### Set task
Do not carry the pictures over; copy every other part of the entries exactly.
_ _ _ _ _
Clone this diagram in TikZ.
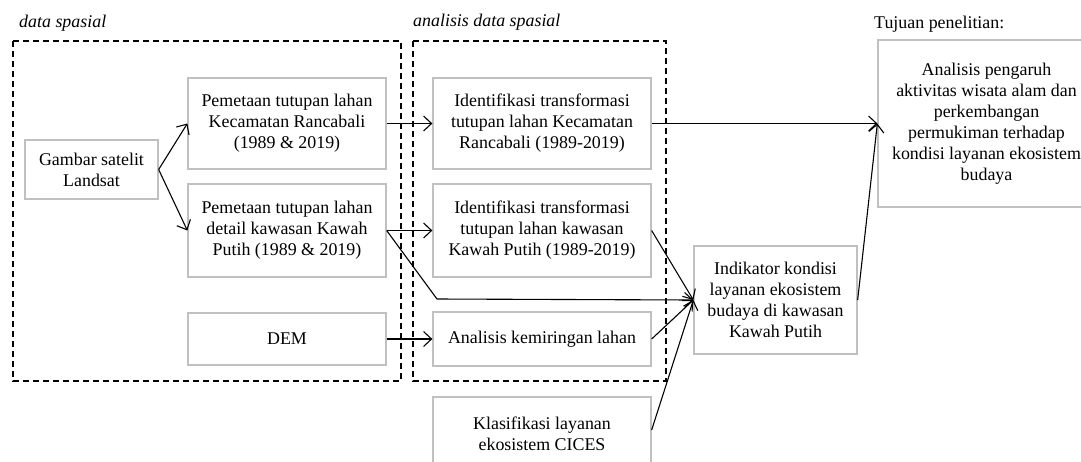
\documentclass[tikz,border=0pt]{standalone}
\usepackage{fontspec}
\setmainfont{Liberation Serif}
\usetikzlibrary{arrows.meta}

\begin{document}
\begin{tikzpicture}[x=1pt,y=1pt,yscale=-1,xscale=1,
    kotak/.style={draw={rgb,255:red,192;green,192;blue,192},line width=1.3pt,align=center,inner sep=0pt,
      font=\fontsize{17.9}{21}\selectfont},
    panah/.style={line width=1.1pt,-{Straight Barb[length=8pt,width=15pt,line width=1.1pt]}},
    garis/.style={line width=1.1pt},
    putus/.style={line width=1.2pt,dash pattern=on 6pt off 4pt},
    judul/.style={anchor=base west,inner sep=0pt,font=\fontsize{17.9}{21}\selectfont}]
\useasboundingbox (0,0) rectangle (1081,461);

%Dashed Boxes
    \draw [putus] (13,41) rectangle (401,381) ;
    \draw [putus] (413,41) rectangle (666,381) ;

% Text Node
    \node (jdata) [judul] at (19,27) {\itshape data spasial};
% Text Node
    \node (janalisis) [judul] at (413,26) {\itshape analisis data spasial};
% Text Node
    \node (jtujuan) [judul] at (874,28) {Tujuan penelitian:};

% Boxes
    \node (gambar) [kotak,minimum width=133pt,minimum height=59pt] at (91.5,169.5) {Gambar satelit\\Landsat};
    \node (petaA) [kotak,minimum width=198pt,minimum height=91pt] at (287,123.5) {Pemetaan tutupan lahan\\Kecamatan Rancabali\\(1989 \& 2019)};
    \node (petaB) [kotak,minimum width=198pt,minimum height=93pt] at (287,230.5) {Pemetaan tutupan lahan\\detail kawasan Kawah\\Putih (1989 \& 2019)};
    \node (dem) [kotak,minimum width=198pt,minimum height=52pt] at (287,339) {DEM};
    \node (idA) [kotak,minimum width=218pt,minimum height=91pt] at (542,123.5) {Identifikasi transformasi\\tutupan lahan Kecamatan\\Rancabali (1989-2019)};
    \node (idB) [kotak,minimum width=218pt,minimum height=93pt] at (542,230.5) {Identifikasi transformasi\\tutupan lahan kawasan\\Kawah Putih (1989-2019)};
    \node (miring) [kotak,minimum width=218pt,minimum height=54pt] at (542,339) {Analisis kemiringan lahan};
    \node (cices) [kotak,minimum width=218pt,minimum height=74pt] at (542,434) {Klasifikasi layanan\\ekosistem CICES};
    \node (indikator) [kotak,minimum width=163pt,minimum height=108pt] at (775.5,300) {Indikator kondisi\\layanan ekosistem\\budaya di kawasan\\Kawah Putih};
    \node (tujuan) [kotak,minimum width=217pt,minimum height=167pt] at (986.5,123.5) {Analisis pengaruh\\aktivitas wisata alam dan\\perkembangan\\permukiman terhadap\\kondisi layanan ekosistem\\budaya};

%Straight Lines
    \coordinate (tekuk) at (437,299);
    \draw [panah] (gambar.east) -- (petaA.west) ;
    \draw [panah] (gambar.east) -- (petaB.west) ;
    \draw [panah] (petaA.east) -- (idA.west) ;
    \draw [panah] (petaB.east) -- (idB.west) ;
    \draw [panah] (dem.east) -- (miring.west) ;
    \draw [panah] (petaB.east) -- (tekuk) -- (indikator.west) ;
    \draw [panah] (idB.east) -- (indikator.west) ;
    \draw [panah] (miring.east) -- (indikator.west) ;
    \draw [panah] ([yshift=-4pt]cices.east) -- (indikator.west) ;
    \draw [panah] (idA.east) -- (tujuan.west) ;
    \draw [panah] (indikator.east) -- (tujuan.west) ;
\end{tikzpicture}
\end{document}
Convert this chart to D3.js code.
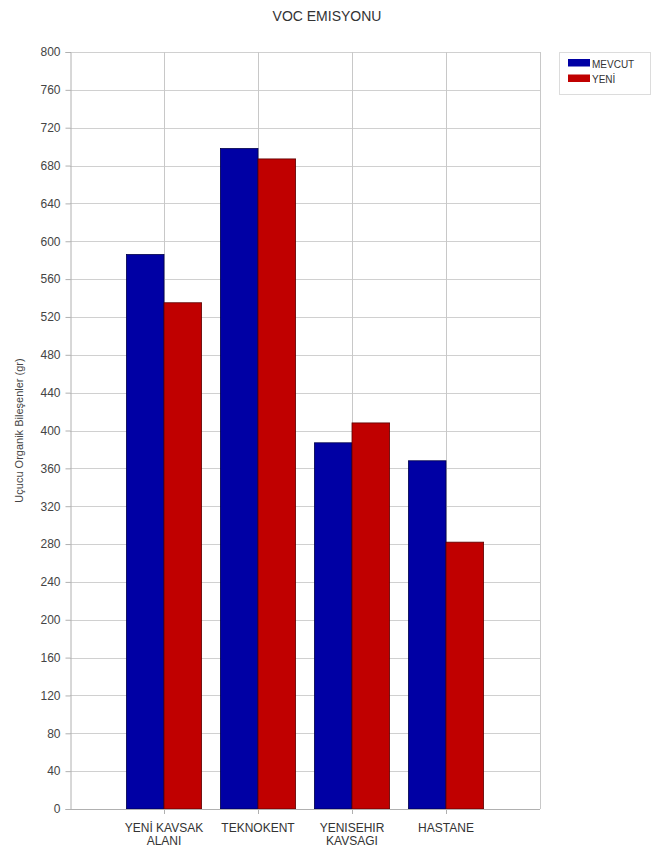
_ _ _ _ _
### Answer to the exercise
Clone this diagram in TikZ.
\documentclass[tikz,border=0pt]{standalone}
\usepackage{fontspec}
\setmainfont{Liberation Serif}
\usetikzlibrary{arrows.meta}

\begin{document}
\begin{tikzpicture}[x=1pt,y=1pt,yscale=-1,xscale=1,
    kotak/.style={draw={rgb,255:red,192;green,192;blue,192},line width=1.3pt,align=center,inner sep=0pt,
      font=\fontsize{17.9}{21}\selectfont},
    panah/.style={line width=1.1pt,-{Straight Barb[length=8pt,width=15pt,line width=1.1pt]}},
    garis/.style={line width=1.1pt},
    putus/.style={line width=1.2pt,dash pattern=on 6pt off 4pt},
    judul/.style={anchor=base west,inner sep=0pt,font=\fontsize{17.9}{21}\selectfont}]
\useasboundingbox (0,0) rectangle (1081,461);

%Dashed Boxes
    \draw [putus] (13,41) rectangle (401,381) ;
    \draw [putus] (413,41) rectangle (666,381) ;

% Text Node
    \node (jdata) [judul] at (19,27) {\itshape data spasial};
% Text Node
    \node (janalisis) [judul] at (413,26) {\itshape analisis data spasial};
% Text Node
    \node (jtujuan) [judul] at (874,28) {Tujuan penelitian:};

% Boxes
    \node (gambar) [kotak,minimum width=133pt,minimum height=59pt] at (91.5,169.5) {Gambar satelit\\Landsat};
    \node (petaA) [kotak,minimum width=198pt,minimum height=91pt] at (287,123.5) {Pemetaan tutupan lahan\\Kecamatan Rancabali\\(1989 \& 2019)};
    \node (petaB) [kotak,minimum width=198pt,minimum height=93pt] at (287,230.5) {Pemetaan tutupan lahan\\detail kawasan Kawah\\Putih (1989 \& 2019)};
    \node (dem) [kotak,minimum width=198pt,minimum height=52pt] at (287,339) {DEM};
    \node (idA) [kotak,minimum width=218pt,minimum height=91pt] at (542,123.5) {Identifikasi transformasi\\tutupan lahan Kecamatan\\Rancabali (1989-2019)};
    \node (idB) [kotak,minimum width=218pt,minimum height=93pt] at (542,230.5) {Identifikasi transformasi\\tutupan lahan kawasan\\Kawah Putih (1989-2019)};
    \node (miring) [kotak,minimum width=218pt,minimum height=54pt] at (542,339) {Analisis kemiringan lahan};
    \node (cices) [kotak,minimum width=218pt,minimum height=74pt] at (542,434) {Klasifikasi layanan\\ekosistem CICES};
    \node (indikator) [kotak,minimum width=163pt,minimum height=108pt] at (775.5,300) {Indikator kondisi\\layanan ekosistem\\budaya di kawasan\\Kawah Putih};
    \node (tujuan) [kotak,minimum width=217pt,minimum height=167pt] at (986.5,123.5) {Analisis pengaruh\\aktivitas wisata alam dan\\perkembangan\\permukiman terhadap\\kondisi layanan ekosistem\\budaya};

%Straight Lines
    \coordinate (tekuk) at (437,299);
    \draw [panah] (gambar.east) -- (petaA.west) ;
    \draw [panah] (gambar.east) -- (petaB.west) ;
    \draw [panah] (petaA.east) -- (idA.west) ;
    \draw [panah] (petaB.east) -- (idB.west) ;
    \draw [panah] (dem.east) -- (miring.west) ;
    \draw [panah] (petaB.east) -- (tekuk) -- (indikator.west) ;
    \draw [panah] (idB.east) -- (indikator.west) ;
    \draw [panah] (miring.east) -- (indikator.west) ;
    \draw [panah] ([yshift=-4pt]cices.east) -- (indikator.west) ;
    \draw [panah] (idA.east) -- (tujuan.west) ;
    \draw [panah] (indikator.east) -- (tujuan.west) ;
\end{tikzpicture}
\end{document}
Convert this chart to D3.js code.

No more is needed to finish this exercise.